Source code of charts:
....
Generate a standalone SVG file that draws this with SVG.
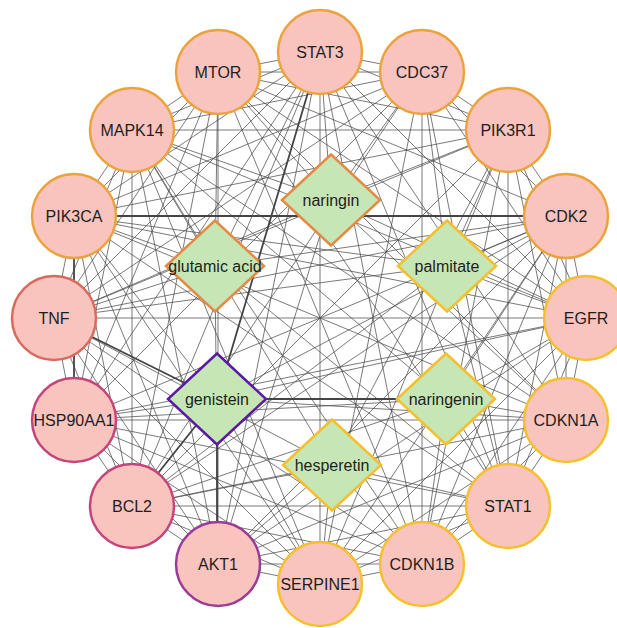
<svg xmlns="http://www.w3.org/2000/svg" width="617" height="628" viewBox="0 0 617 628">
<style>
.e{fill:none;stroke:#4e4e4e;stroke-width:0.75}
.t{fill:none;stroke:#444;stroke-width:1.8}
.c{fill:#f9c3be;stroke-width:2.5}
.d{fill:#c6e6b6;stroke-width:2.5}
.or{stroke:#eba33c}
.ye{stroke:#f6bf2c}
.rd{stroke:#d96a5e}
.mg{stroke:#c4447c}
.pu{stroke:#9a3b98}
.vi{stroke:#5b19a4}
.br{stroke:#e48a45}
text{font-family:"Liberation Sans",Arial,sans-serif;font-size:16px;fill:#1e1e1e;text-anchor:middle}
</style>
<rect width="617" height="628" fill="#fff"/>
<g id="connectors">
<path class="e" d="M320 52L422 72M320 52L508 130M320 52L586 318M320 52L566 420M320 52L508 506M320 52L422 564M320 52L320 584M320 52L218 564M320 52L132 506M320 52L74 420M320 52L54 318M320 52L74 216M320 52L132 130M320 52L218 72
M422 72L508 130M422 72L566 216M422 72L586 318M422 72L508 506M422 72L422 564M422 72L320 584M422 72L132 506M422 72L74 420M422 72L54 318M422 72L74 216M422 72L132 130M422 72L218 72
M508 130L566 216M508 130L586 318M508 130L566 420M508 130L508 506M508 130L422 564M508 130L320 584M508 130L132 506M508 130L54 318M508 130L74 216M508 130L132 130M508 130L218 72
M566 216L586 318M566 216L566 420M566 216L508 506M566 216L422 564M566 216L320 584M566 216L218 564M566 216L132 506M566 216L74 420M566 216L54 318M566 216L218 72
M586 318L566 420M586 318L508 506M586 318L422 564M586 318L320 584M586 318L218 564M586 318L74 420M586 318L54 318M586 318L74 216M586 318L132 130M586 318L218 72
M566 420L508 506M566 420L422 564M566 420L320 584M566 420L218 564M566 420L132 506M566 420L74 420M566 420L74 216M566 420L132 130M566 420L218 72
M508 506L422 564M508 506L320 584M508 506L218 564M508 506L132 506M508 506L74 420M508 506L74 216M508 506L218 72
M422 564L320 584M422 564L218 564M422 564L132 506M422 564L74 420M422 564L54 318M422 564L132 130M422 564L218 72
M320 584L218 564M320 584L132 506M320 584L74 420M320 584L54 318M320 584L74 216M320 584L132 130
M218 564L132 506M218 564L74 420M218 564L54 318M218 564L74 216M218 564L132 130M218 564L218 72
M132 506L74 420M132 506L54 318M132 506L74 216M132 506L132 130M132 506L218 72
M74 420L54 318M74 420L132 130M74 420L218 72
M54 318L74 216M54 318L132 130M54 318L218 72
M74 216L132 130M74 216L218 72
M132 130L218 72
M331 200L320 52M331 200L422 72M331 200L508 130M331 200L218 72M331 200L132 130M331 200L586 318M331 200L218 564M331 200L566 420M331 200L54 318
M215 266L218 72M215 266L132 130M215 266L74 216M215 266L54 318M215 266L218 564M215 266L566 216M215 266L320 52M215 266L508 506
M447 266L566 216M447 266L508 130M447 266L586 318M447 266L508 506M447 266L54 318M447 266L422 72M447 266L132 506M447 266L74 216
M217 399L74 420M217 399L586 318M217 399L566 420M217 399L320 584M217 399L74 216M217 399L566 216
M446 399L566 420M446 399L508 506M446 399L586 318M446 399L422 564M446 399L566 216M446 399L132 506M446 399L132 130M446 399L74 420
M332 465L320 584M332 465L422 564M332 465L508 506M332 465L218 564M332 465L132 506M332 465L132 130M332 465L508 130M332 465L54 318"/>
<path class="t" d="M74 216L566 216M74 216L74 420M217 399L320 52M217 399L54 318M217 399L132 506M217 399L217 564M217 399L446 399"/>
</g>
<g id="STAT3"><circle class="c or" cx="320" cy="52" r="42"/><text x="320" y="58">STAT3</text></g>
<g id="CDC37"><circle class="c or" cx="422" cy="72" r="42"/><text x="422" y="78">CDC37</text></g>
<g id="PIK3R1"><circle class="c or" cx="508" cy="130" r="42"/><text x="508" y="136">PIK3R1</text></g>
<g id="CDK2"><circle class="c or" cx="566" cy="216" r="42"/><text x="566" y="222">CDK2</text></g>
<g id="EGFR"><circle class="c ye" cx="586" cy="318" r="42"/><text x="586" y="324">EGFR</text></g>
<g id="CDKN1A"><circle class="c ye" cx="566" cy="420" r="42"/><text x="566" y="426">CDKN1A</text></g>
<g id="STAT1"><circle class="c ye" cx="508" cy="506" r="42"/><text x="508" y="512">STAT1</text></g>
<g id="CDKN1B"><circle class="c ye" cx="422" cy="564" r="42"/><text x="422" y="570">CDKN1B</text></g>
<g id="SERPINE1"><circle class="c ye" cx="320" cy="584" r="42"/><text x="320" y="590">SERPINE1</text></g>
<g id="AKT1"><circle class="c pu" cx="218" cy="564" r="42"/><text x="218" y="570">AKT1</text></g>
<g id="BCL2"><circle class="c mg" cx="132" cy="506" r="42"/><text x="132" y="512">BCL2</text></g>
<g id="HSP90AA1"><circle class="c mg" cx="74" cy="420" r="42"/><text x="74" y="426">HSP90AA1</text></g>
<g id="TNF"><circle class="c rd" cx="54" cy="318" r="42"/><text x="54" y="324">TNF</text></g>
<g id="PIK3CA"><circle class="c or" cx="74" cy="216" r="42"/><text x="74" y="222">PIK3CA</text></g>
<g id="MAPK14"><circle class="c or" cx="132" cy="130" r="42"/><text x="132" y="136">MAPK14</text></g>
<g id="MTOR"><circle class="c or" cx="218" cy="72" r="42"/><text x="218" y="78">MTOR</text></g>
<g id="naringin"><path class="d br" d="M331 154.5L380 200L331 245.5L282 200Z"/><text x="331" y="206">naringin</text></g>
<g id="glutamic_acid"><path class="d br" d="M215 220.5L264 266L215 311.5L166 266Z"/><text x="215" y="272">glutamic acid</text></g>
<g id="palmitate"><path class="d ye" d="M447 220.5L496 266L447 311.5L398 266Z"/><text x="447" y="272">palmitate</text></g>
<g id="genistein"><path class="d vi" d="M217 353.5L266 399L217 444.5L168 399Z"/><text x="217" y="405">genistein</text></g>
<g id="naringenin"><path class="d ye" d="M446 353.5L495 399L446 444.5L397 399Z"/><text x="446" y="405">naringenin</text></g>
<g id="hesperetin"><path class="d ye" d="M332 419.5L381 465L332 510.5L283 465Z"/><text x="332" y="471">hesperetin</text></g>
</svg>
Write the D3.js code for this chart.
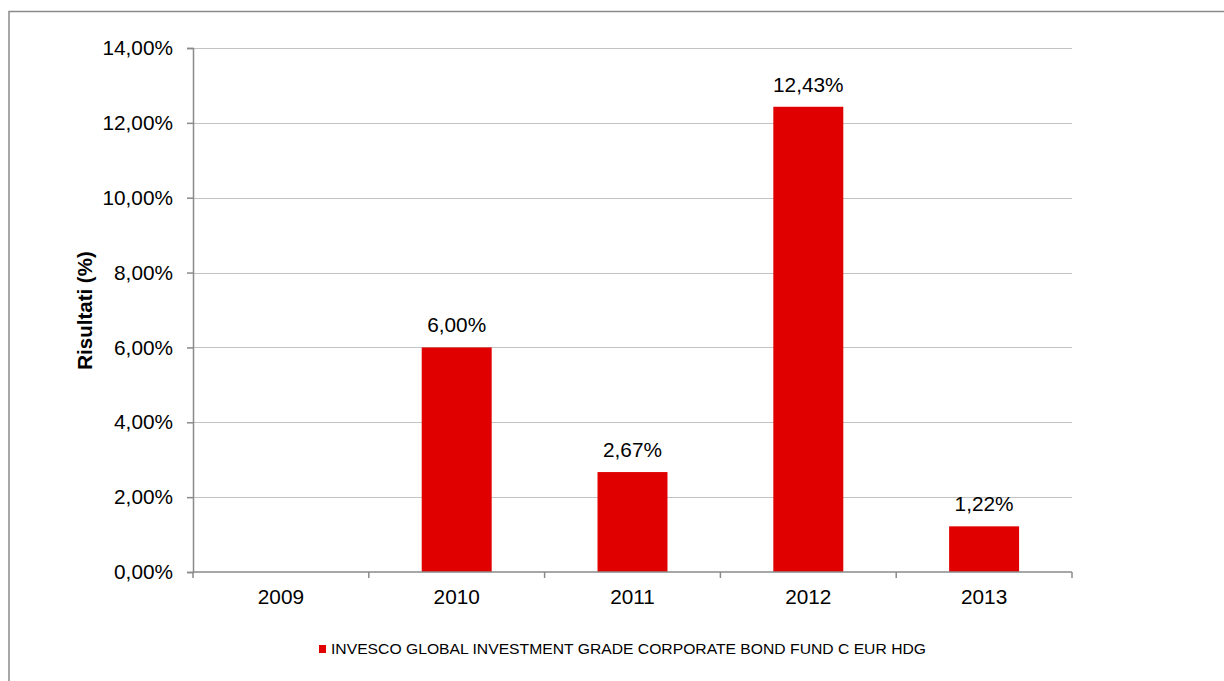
....
• TASK PROMPT
Write out the entries above word for word. Do not include the pictures.

• WRITTEN ANSWER
Generate a standalone SVG file that draws this with SVG.
<svg xmlns="http://www.w3.org/2000/svg" width="617" height="628" viewBox="0 0 617 628">
<style>
.e{fill:none;stroke:#4e4e4e;stroke-width:0.75}
.t{fill:none;stroke:#444;stroke-width:1.8}
.c{fill:#f9c3be;stroke-width:2.5}
.d{fill:#c6e6b6;stroke-width:2.5}
.or{stroke:#eba33c}
.ye{stroke:#f6bf2c}
.rd{stroke:#d96a5e}
.mg{stroke:#c4447c}
.pu{stroke:#9a3b98}
.vi{stroke:#5b19a4}
.br{stroke:#e48a45}
text{font-family:"Liberation Sans",Arial,sans-serif;font-size:16px;fill:#1e1e1e;text-anchor:middle}
</style>
<rect width="617" height="628" fill="#fff"/>
<g id="connectors">
<path class="e" d="M320 52L422 72M320 52L508 130M320 52L586 318M320 52L566 420M320 52L508 506M320 52L422 564M320 52L320 584M320 52L218 564M320 52L132 506M320 52L74 420M320 52L54 318M320 52L74 216M320 52L132 130M320 52L218 72
M422 72L508 130M422 72L566 216M422 72L586 318M422 72L508 506M422 72L422 564M422 72L320 584M422 72L132 506M422 72L74 420M422 72L54 318M422 72L74 216M422 72L132 130M422 72L218 72
M508 130L566 216M508 130L586 318M508 130L566 420M508 130L508 506M508 130L422 564M508 130L320 584M508 130L132 506M508 130L54 318M508 130L74 216M508 130L132 130M508 130L218 72
M566 216L586 318M566 216L566 420M566 216L508 506M566 216L422 564M566 216L320 584M566 216L218 564M566 216L132 506M566 216L74 420M566 216L54 318M566 216L218 72
M586 318L566 420M586 318L508 506M586 318L422 564M586 318L320 584M586 318L218 564M586 318L74 420M586 318L54 318M586 318L74 216M586 318L132 130M586 318L218 72
M566 420L508 506M566 420L422 564M566 420L320 584M566 420L218 564M566 420L132 506M566 420L74 420M566 420L74 216M566 420L132 130M566 420L218 72
M508 506L422 564M508 506L320 584M508 506L218 564M508 506L132 506M508 506L74 420M508 506L74 216M508 506L218 72
M422 564L320 584M422 564L218 564M422 564L132 506M422 564L74 420M422 564L54 318M422 564L132 130M422 564L218 72
M320 584L218 564M320 584L132 506M320 584L74 420M320 584L54 318M320 584L74 216M320 584L132 130
M218 564L132 506M218 564L74 420M218 564L54 318M218 564L74 216M218 564L132 130M218 564L218 72
M132 506L74 420M132 506L54 318M132 506L74 216M132 506L132 130M132 506L218 72
M74 420L54 318M74 420L132 130M74 420L218 72
M54 318L74 216M54 318L132 130M54 318L218 72
M74 216L132 130M74 216L218 72
M132 130L218 72
M331 200L320 52M331 200L422 72M331 200L508 130M331 200L218 72M331 200L132 130M331 200L586 318M331 200L218 564M331 200L566 420M331 200L54 318
M215 266L218 72M215 266L132 130M215 266L74 216M215 266L54 318M215 266L218 564M215 266L566 216M215 266L320 52M215 266L508 506
M447 266L566 216M447 266L508 130M447 266L586 318M447 266L508 506M447 266L54 318M447 266L422 72M447 266L132 506M447 266L74 216
M217 399L74 420M217 399L586 318M217 399L566 420M217 399L320 584M217 399L74 216M217 399L566 216
M446 399L566 420M446 399L508 506M446 399L586 318M446 399L422 564M446 399L566 216M446 399L132 506M446 399L132 130M446 399L74 420
M332 465L320 584M332 465L422 564M332 465L508 506M332 465L218 564M332 465L132 506M332 465L132 130M332 465L508 130M332 465L54 318"/>
<path class="t" d="M74 216L566 216M74 216L74 420M217 399L320 52M217 399L54 318M217 399L132 506M217 399L217 564M217 399L446 399"/>
</g>
<g id="STAT3"><circle class="c or" cx="320" cy="52" r="42"/><text x="320" y="58">STAT3</text></g>
<g id="CDC37"><circle class="c or" cx="422" cy="72" r="42"/><text x="422" y="78">CDC37</text></g>
<g id="PIK3R1"><circle class="c or" cx="508" cy="130" r="42"/><text x="508" y="136">PIK3R1</text></g>
<g id="CDK2"><circle class="c or" cx="566" cy="216" r="42"/><text x="566" y="222">CDK2</text></g>
<g id="EGFR"><circle class="c ye" cx="586" cy="318" r="42"/><text x="586" y="324">EGFR</text></g>
<g id="CDKN1A"><circle class="c ye" cx="566" cy="420" r="42"/><text x="566" y="426">CDKN1A</text></g>
<g id="STAT1"><circle class="c ye" cx="508" cy="506" r="42"/><text x="508" y="512">STAT1</text></g>
<g id="CDKN1B"><circle class="c ye" cx="422" cy="564" r="42"/><text x="422" y="570">CDKN1B</text></g>
<g id="SERPINE1"><circle class="c ye" cx="320" cy="584" r="42"/><text x="320" y="590">SERPINE1</text></g>
<g id="AKT1"><circle class="c pu" cx="218" cy="564" r="42"/><text x="218" y="570">AKT1</text></g>
<g id="BCL2"><circle class="c mg" cx="132" cy="506" r="42"/><text x="132" y="512">BCL2</text></g>
<g id="HSP90AA1"><circle class="c mg" cx="74" cy="420" r="42"/><text x="74" y="426">HSP90AA1</text></g>
<g id="TNF"><circle class="c rd" cx="54" cy="318" r="42"/><text x="54" y="324">TNF</text></g>
<g id="PIK3CA"><circle class="c or" cx="74" cy="216" r="42"/><text x="74" y="222">PIK3CA</text></g>
<g id="MAPK14"><circle class="c or" cx="132" cy="130" r="42"/><text x="132" y="136">MAPK14</text></g>
<g id="MTOR"><circle class="c or" cx="218" cy="72" r="42"/><text x="218" y="78">MTOR</text></g>
<g id="naringin"><path class="d br" d="M331 154.5L380 200L331 245.5L282 200Z"/><text x="331" y="206">naringin</text></g>
<g id="glutamic_acid"><path class="d br" d="M215 220.5L264 266L215 311.5L166 266Z"/><text x="215" y="272">glutamic acid</text></g>
<g id="palmitate"><path class="d ye" d="M447 220.5L496 266L447 311.5L398 266Z"/><text x="447" y="272">palmitate</text></g>
<g id="genistein"><path class="d vi" d="M217 353.5L266 399L217 444.5L168 399Z"/><text x="217" y="405">genistein</text></g>
<g id="naringenin"><path class="d ye" d="M446 353.5L495 399L446 444.5L397 399Z"/><text x="446" y="405">naringenin</text></g>
<g id="hesperetin"><path class="d ye" d="M332 419.5L381 465L332 510.5L283 465Z"/><text x="332" y="471">hesperetin</text></g>
</svg>
Write the D3.js code for this chart.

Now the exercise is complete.